COLLECTED DATA –
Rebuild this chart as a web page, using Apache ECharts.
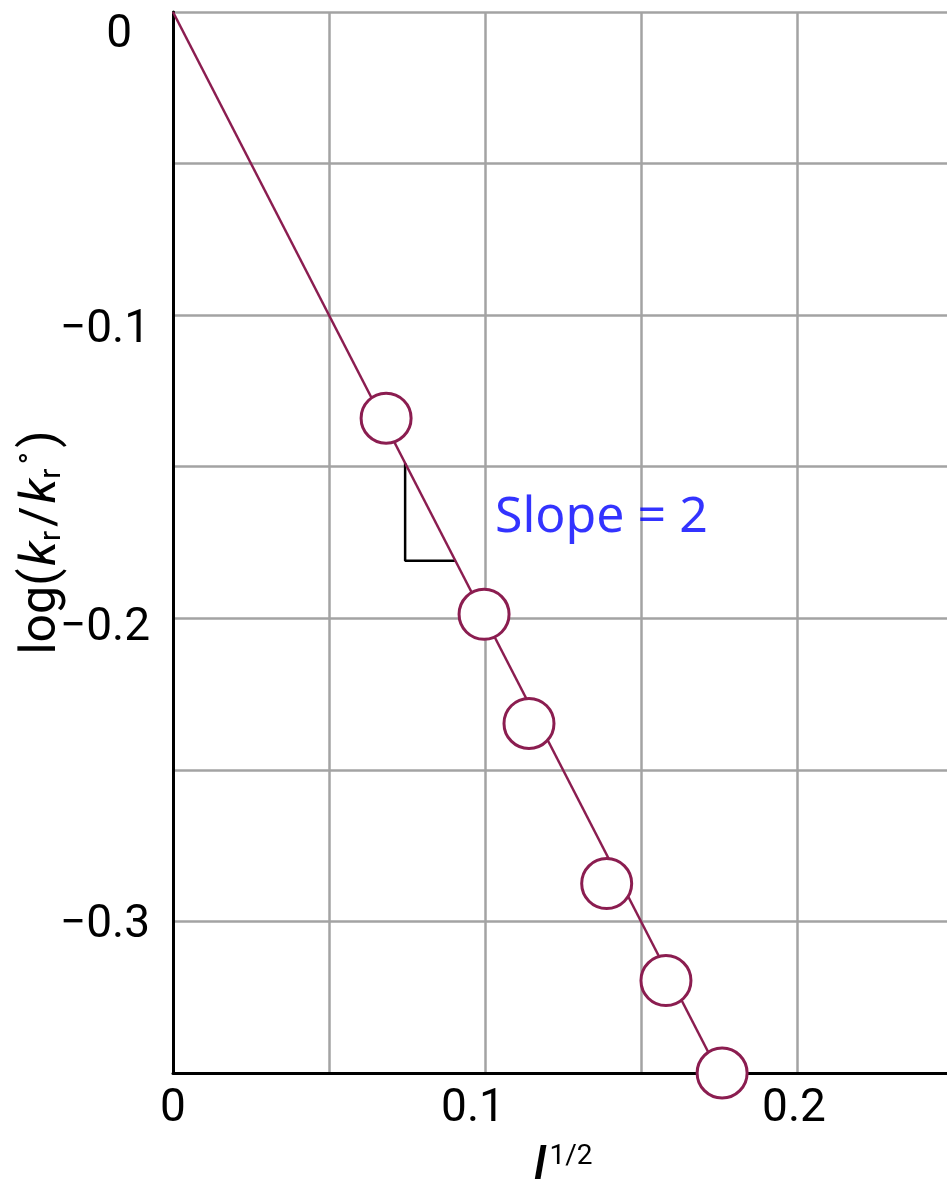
<!DOCTYPE html>
<html>
<head>
<meta charset="utf-8">
<script src="https://cdn.jsdelivr.net/npm/echarts@6/dist/echarts.min.js"></script>
<style>
  html, body { margin: 0; padding: 0; background: #fff; }
  #chart { width: 947px; height: 1184px; }
</style>
</head>
<body>
<div id="chart"></div>
<script>
// Measured points: square root of ionic strength vs log(kr/kr°)
const sqrtI = [0.0683, 0.0997, 0.1141, 0.1390, 0.1580, 0.1760];
const logRatio = [-0.134, -0.1987, -0.2347, -0.2875, -0.3195, -0.3500];

// Straight line of slope 2 (drawn downward here) through the origin
const fitLine = [[0, 0], [0.175, -0.35]];

// Small right-angle guide showing the slope
const slopeGuide = [[0.0744, -0.1488], [0.0744, -0.181], [0.0905, -0.181]];

// Tick labels (only every other grid line carries a label)
const xTickLabels = ['0', '0.1', '0.2'];
const yTickLabels = ['0', '\u22120.1', '\u22120.2', '\u22120.3'];

const INK = '#8b1d50';
const FONT = 'Roboto, "Liberation Sans", sans-serif';

const chart = echarts.init(document.getElementById('chart'), null, { renderer: 'canvas' });

chart.setOption({
  backgroundColor: '#ffffff',
  animation: false,
  grid: {
    left: 173, top: 12, right: -6, bottom: 111,
    outerBoundsMode: 'none'
  },
  xAxis: {
    type: 'value',
    min: 0, max: 0.25, interval: 0.05,
    axisLine: { show: true, onZero: false, lineStyle: { color: '#000', width: 3 } },
    axisTick: { show: false },
    splitLine: { show: true, lineStyle: { color: '#a3a3a3', width: 2.5 } },
    axisLabel: {
      margin: 13,
      fontFamily: FONT, fontSize: 46, color: '#000',
      showMinLabel: true, showMaxLabel: false,
      formatter: function (v) {
        const k = Math.round(v * 20);
        if (k % 2 !== 0) return '';
        const i = k / 2;
        if (i >= xTickLabels.length) return '';
        return '{x' + i + '|' + xTickLabels[i] + '}';
      },
      rich: {
        x0: {},
        x1: { padding: [0, 24, 0, 0] },
        x2: { padding: [0, 6, 0, 0] }
      }
    },
    name: '{i|I}{sup|1/2}',
    nameLocation: 'middle',
    nameGap: 70,
    nameMoveOverlap: false,
    nameTextStyle: {
      fontFamily: FONT, fontSize: 46, color: '#000',
      rich: {
        i: { fontFamily: FONT, fontSize: 48, fontStyle: 'italic', fontWeight: 500, color: '#000', padding: [0, 3, 0, 0] },
        sup: { fontFamily: FONT, fontSize: 28, color: '#000', verticalAlign: 'top' }
      }
    }
  },
  yAxis: {
    type: 'value',
    min: -0.35, max: 0, interval: 0.05,
    axisLine: { show: true, onZero: false, lineStyle: { color: '#000', width: 3 } },
    axisTick: { show: false },
    splitLine: { show: true, lineStyle: { color: '#a3a3a3', width: 2.5 } },
    axisLabel: {
      margin: 23,
      fontFamily: FONT, fontSize: 46, color: '#000',
      showMinLabel: true, showMaxLabel: true,
      formatter: function (v) {
        const k = Math.round(-v * 20);
        if (k % 2 !== 0) return '';
        const i = k / 2;
        if (i >= yTickLabels.length) return '';
        return '{y' + i + '|' + yTickLabels[i] + '}';
      },
      rich: {
        y0: { padding: [46, 18, 0, 0] },
        y1: { padding: [30, 0, 0, 0] },
        y2: { padding: [20, 0, 0, 0] },
        y3: { padding: [8, 0, 0, 0] }
      }
    },
    name: '{n|log(}{i|k}{sub|r}{n|/}{i|k}{sub|r}{sup|\u00b0}{n|)}',
    nameLocation: 'middle',
    nameRotate: 90,
    nameGap: 106,
    nameMoveOverlap: false,
    nameTextStyle: {
      fontFamily: FONT, fontSize: 50, color: '#000',
      rich: {
        n: { fontFamily: FONT, fontSize: 50, color: '#000' },
        i: { fontFamily: FONT, fontSize: 50, fontStyle: 'italic', color: '#000', padding: [0, 0, 0, 3] },
        sub: { fontFamily: FONT, fontSize: 30, color: '#000', verticalAlign: 'bottom', padding: [0, 4, 0, 0] },
        sup: { fontFamily: FONT, fontSize: 34, color: '#000', verticalAlign: 'top', padding: [0, 4, 0, 0] }
      }
    }
  },
  series: [
    {
      type: 'line',
      data: slopeGuide,
      symbol: 'none',
      lineStyle: { color: '#000', width: 2.5 },
      z: 3,
      silent: true
    },
    {
      type: 'line',
      data: fitLine,
      symbol: 'none',
      clip: false,
      lineStyle: { color: INK, width: 2.5 },
      z: 4,
      silent: true
    },
    {
      type: 'scatter',
      data: sqrtI.map((x, i) => [x, logRatio[i]]),
      symbol: 'circle',
      symbolSize: 50,
      clip: false,
      itemStyle: { color: '#ffffff', borderColor: INK, borderWidth: 3, opacity: 1 },
      z: 5
    },
    {
      type: 'scatter',
      data: [[0.1032, -0.1667]],
      symbolSize: 0,
      silent: true,
      z: 6,
      label: {
        show: true,
        position: 'right',
        distance: 0,
        formatter: 'Slope = 2',
        fontFamily: '"Noto Sans", "Open Sans", sans-serif',
        fontSize: 50,
        color: '#0000ff'
      }
    }
  ]
});
</script>
</body>
</html>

PROBLEM STATEMENT – Return exactly what appears from the opening line of the material through the line with "const fitLine = [[0, 0], [0.175, -0.35]];", apart from the pictures.

THE ANSWER –
Rebuild this chart as a web page, using Apache ECharts.
<!DOCTYPE html>
<html>
<head>
<meta charset="utf-8">
<script src="https://cdn.jsdelivr.net/npm/echarts@6/dist/echarts.min.js"></script>
<style>
  html, body { margin: 0; padding: 0; background: #fff; }
  #chart { width: 947px; height: 1184px; }
</style>
</head>
<body>
<div id="chart"></div>
<script>
// Measured points: square root of ionic strength vs log(kr/kr°)
const sqrtI = [0.0683, 0.0997, 0.1141, 0.1390, 0.1580, 0.1760];
const logRatio = [-0.134, -0.1987, -0.2347, -0.2875, -0.3195, -0.3500];

// Straight line of slope 2 (drawn downward here) through the origin
const fitLine = [[0, 0], [0.175, -0.35]];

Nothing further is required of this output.